Un peu plus tôt, en traversant le sas d’entrée, notre regard a instinctivement glissé sur le grand miroir, comme pour esquiver notre propre reflet. Accepter son image est pourtant l'un des fils conducteurs des séjours où les femmes alternent les activités extérieures (yoga, randonnée, escalade, thermes, etc) sous l'œil de photographes qui immortalise la beauté. À leur retour, les maquilleuses, psychologues, énergéticiennes ou encore masseuses prennent soin des corps et de l'intérieur.

Maison forte

Dans les couloirs, de grandes photos témoignent des travaux titanesques entrepris en 2001. Avec l'énergie de ses 20 ans, Christine nous partage quelques anecdotes des épreuves traversées, comme ce million de francs manquant pour réhabiliter la maison acquise à la commune de Chamonix. Un pas devant l'autre, on passe devant d'autres attentions écrites. Même le simple fait d'allumer la lumière est un geste éclairé.

Attentions écrites de participants aux séjours d'A Chacun Son Everest

L'immensité de la maison déroute notre sens de l'orientation. Les escaliers ont des volumes de châtelains et des ouvertures lumineuses. Les chambres ont des hauteurs sous plafond haussmanniennes. Impossible de compter les pièces zen, les salles de rangements ou le matériel stocké au sous-sol, un magasin complet, pour équiper de la tête aux pieds les enfants et les femmes.

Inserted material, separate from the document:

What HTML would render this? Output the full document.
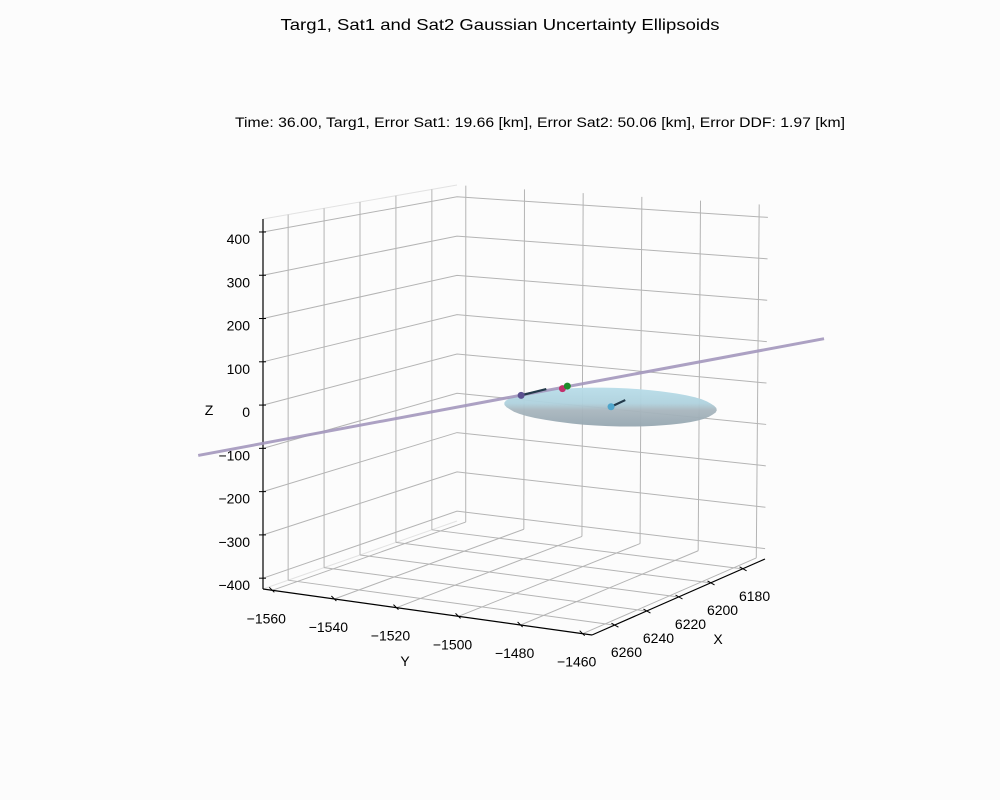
<!DOCTYPE html>
<html><head><meta charset="utf-8"><style>
body{margin:0;background:#fcfcfc;}
svg{display:block;font-family:"Liberation Sans","DejaVu Sans",sans-serif;}
</style></head><body>
<svg id="chart" width="1000" height="800" viewBox="0 0 1000 800">
<defs>
<linearGradient id="ellGrad" x1="0" y1="0" x2="0" y2="1">
<stop offset="0" stop-color="#b8dde9"/><stop offset="0.4" stop-color="#afd2de"/><stop offset="0.58" stop-color="#a8b6be"/><stop offset="1" stop-color="#96a7b1"/>
</linearGradient>
</defs>
<rect width="1000" height="800" fill="#fcfcfc"/>
<text x="500" y="30" text-anchor="middle" font-size="16" textLength="439" lengthAdjust="spacingAndGlyphs" fill="#000">Targ1, Sat1 and Sat2 Gaussian Uncertainty Ellipsoids</text>
<text x="540" y="127" text-anchor="middle" font-size="13.5" textLength="610" lengthAdjust="spacingAndGlyphs" fill="#000">Time: 36.00, Targ1, Error Sat1: 19.66 [km], Error Sat2: 50.06 [km], Error DDF: 1.97 [km]</text>
<g id="grid"></g>
<g id="axes"></g>
<g id="marks"></g>
<text x="209" y="415" text-anchor="middle" font-size="14">Z</text>
<text x="405" y="666" text-anchor="middle" font-size="14">Y</text>
<text x="718" y="644" text-anchor="middle" font-size="14">X</text>
</svg>
<script>
const xTicks=[6180,6200,6220,6240,6260];
const yTicks=[-1560,-1540,-1520,-1500,-1480,-1460];
const zTicks=[-400,-300,-200,-100,0,100,200,300,400];
const trajX=[6342.7,6100];
const trajY=[-1544.8,-1474.5];
const trajZ=[-23,11];
const ptNames=['sat1-point','targ-point','sat2-point','target-estimate-point'];
const ptX=[6220,6204,6202,6223];
const ptY=[-1509.5,-1504.8,-1504.3,-1478];
const ptZ=[2,2,6,2];
const ptColor=['#5b5190','#c2306c','#1e8c2a','#4fa6cc'];
const stickX=[6207,6204,6202,6214.4];
const stickY=[-1508.5,-1504.8,-1504.3,-1478];
const stickZ=[2,2,6,7];
const ellCenter=[6223,-1478,2];
const ellAxes=[27,32,20];

const NS='http://www.w3.org/2000/svg';
const F={A:[263,589],B:[592,635],C:[765,559],D:[457,521]};
const T={A:[263,219],B:[592,247],C:[768,205],D:[457,185]};
function bil(Q,u,v){
  return [0,1].map(i=>(1-u)*(1-v)*Q.A[i]+u*(1-v)*Q.B[i]+u*v*Q.C[i]+(1-u)*v*Q.D[i]);
}
function P(X,Y,Z){
  const u=(Y+1563)/106,v=(6274-X)/108,w=(Z+425)/855;
  const f=bil(F,u,v),t=bil(T,u,v);
  return [f[0]+(t[0]-f[0])*w,f[1]+(t[1]-f[1])*w];
}
function el(tag,attrs,parent){const e=document.createElementNS(NS,tag);for(const k in attrs)e.setAttribute(k,attrs[k]);parent.appendChild(e);return e;}
function line(p,q,col,wd,parent){return el('line',{x1:p[0],y1:p[1],x2:q[0],y2:q[1],stroke:col,'stroke-width':wd},parent);}
function hull(pts){
  pts=pts.slice().sort((a,b)=>a[0]-b[0]||a[1]-b[1]);
  const cr=(o,a,b)=>(a[0]-o[0])*(b[1]-o[1])-(a[1]-o[1])*(b[0]-o[0]);
  const lo=[],up=[];
  for(const p of pts){while(lo.length>=2&&cr(lo[lo.length-2],lo[lo.length-1],p)<=0)lo.pop();lo.push(p);}
  for(let i=pts.length-1;i>=0;i--){const p=pts[i];while(up.length>=2&&cr(up[up.length-2],up[up.length-1],p)<=0)up.pop();up.push(p);}
  up.pop();lo.pop();return lo.concat(up);
}
const grid=document.getElementById('grid'),axes=document.getElementById('axes'),marks=document.getElementById('marks');
const X0=6274,X1=6166,Y0=-1563,Y1=-1457,Z0=-425,Z1=430;
const gc='#b4b4b4';
let pe=line(P(X0,Y0,Z1),P(X1,Y0,Z1),'#e2e2e2',1,grid);


pe=line(P(X0,Y0,Z0),P(X1,Y0,Z0),'#e2e2e2',1,grid);


xTicks.forEach(x=>{
  let g=line(P(x,Y0,Z0),P(x,Y0,Z1),gc,1,grid);
  
  
  g=line(P(x,Y0,Z0),P(x,Y1,Z0),gc,1,grid);
  
  
});
yTicks.forEach(y=>{
  let g=line(P(X1,y,Z0),P(X1,y,Z1),gc,1,grid);
  
  
  g=line(P(X0,y,Z0),P(X1,y,Z0),gc,1,grid);
  
  
});
zTicks.forEach(z=>{
  let g=el('polyline',{points:[P(X0,Y0,z),P(X1,Y0,z),P(X1,Y1,z)].map(p=>p.join(',')).join(' '),fill:'none',stroke:gc,'stroke-width':1},grid);
  
  
});
let ax=line([263,219],[263,589],'#000',1.2,axes);


ax=line(P(X0,Y0,Z0),P(X0,Y1,Z0),'#000',1.2,axes);


ax=line(P(X0,Y1,Z0),P(X1,Y1,Z0),'#000',1.2,axes);


zTicks.forEach(z=>{
  const p=P(X0,Y0,z);
  let t=line([p[0]-4,p[1]],[p[0]+3,p[1]],'#000',1,axes);
  
  
  t=el('text',{x:250,y:p[1]+12,'text-anchor':'end','font-size':14},axes);
  t.textContent=String(z).replace('-','\u2212');
  
  
});
yTicks.forEach(y=>{
  const p=P(X0,y,Z0);
  let t=line([p[0]-3,p[1]-3],[p[0]+2,p[1]+2],'#000',1,axes);
  
  
  t=el('text',{x:p[0]-6,y:p[1]+33,'text-anchor':'middle','font-size':14},axes);
  t.textContent=String(y).replace('-','\u2212');
  
  
});
xTicks.forEach(x=>{
  const p=P(x,Y1,Z0);
  let t=line([p[0]-3,p[1]-2],[p[0]+4,p[1]+2],'#000',1,axes);
  
  
  t=el('text',{x:p[0]+12,y:p[1]+32,'text-anchor':'middle','font-size':14},axes);
  t.textContent=String(x);
  
  
});
const ep=[];
for(let i=0;i<48;i++){const a=i/48*2*Math.PI;for(let j=0;j<=12;j++){const b=-Math.PI/2+j/12*Math.PI;
  ep.push(P(ellCenter[0]+ellAxes[0]*Math.cos(a)*Math.cos(b),ellCenter[1]+ellAxes[1]*Math.sin(a)*Math.cos(b),ellCenter[2]+ellAxes[2]*Math.sin(b)));}}
let ell=el('polygon',{points:hull(ep).map(p=>p.join(',')).join(' '),fill:'url(#ellGrad)',stroke:'none','fill-opacity':0.95},marks);


const tp=trajX.map((x,i)=>P(x,trajY[i],trajZ[i]));
let tr=el('polyline',{points:tp.map(p=>p.join(',')).join(' '),fill:'none',stroke:'#a397bd','stroke-width':3,'stroke-opacity':0.9},marks);


ptX.forEach((x,i)=>{
  const p=P(x,ptY[i],ptZ[i]),q=P(stickX[i],stickY[i],stickZ[i]);
  if(Math.abs(p[0]-q[0])+Math.abs(p[1]-q[1])>1){
    const s=line(p,q,'#233a4a',2.2,marks);
    
    
  }
  const c=el('circle',{cx:p[0],cy:p[1],r:3.5,fill:ptColor[i]},marks);
  
  
});
</script>
</body></html>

Christine nous guide. On grimpe. A peine le temps de s'acclimater qu'on redescend. Elle nous évite peut-être le mal aigu des montagnes qui foudroie ceux qui montent trop vite. Puis elle nous ouvre les portes de la grande salle en bois entièrement dédiée au travail énergétique. L'alignement des bols tibétains coïncide avec les sommets en arrière plan. La vue dégagée sur les aiguilles du Grépon et de Blaitière est saisissante. C'est ici que les femmes puisent l'énergie vitale.

Quant à l'immense salle d'escalade, construite ex nihilo à l'arrière de la maison, on ne peut que mesurer la chance qu'ont les participantes d'avoir accès à cet espace unique où les voies ne dépassent pas 5 de cotation maximale. Loin de la performance, elles travaillent le lâcher prise et la confiance en soi. Christine enfile elle aussi son baudrier chaque semaine. Remonte aux Posettes ou au Prarion et raconte, encore et encore, qu’il faut savoir aimer la vie.

Portrait de Christine Janin dans sa Maison A Chacun Son Everest, à Chamonix

Depuis 30 années ininterrompues d'écoute et d'accompagnement, elle et son équipe accueillent les êtres et leurs émotions à l'ultime croisement du chemin de la guérison, c'est-à-dire celui, tout aussi éprouvant, de l'acceptation. Christine donne tout, toutes les semaines, à toutes ces femmes et ces enfants. Elle nous a donné son temps. Ses récits en cadeau. Et son oxygène pour redescendre. Quelque chose a changé. On repart différents, apaisés mais abasourdis par l'énergie du 703 Rue Vallot à Chamonix où l'amour est roi. Et Christine la reine.